Understanding that Act 55 is not perfect, I believe the citizens of Pennsylvania, through their elected officials, should be able to decide the criteria for charity status and also have the ability to modify those standards as they see fit.
Due to this court decision, a number of charities have seen their property tax exemptions revoked by local taxing bodies and many other nonprofits statewide will be impacted as some local governments plan countywide reviews. This will result in widespread uncertainty and costly litigation as the criteria for purely public charity status is, again, left to the courts.
That's why I am spearheading legislation -- Senate Bill 4 -- alongside Senate President Pro Tempore Joe Scarnati to clarify that it is the exclusive role of the Legislature to write laws providing for the qualifications of institutions of purely public charity. The bill recently passed the Senate and awaits consideration by the House of Representatives.

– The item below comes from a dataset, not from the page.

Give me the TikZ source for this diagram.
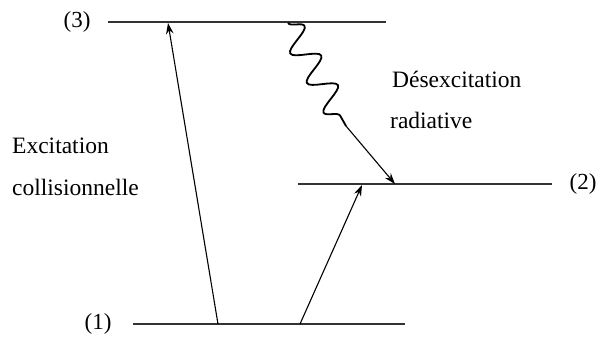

To be clear: Senate Bill 4 would not change the criteria or standards for a purely public charity, nor would it limit a local government from challenging charity status.
The legislation does call for a constitutional amendment, which requires approval by the Legislature in two consecutive legislative sessions and by the citizens in a voter referendum.
So contrary to opposing arguments, there is no way to "fast track" this bill nor can it be said that my proposal is "Harrisburg as usual."
I believe our nonprofits and taxing authorities deserve a clear set of standards on which to base their charitable status decisions.
I also believe this legislation is necessary to avoid costly litigation which every tax-paying citizen in the commonwealth funds in one way or another.
Most importantly, my bill will allow the people of Pennsylvania to determine who sets the standards for purely public charities.
State Sen. Mike Brubaker, a Republican from Warwick Township, represents the 36th District.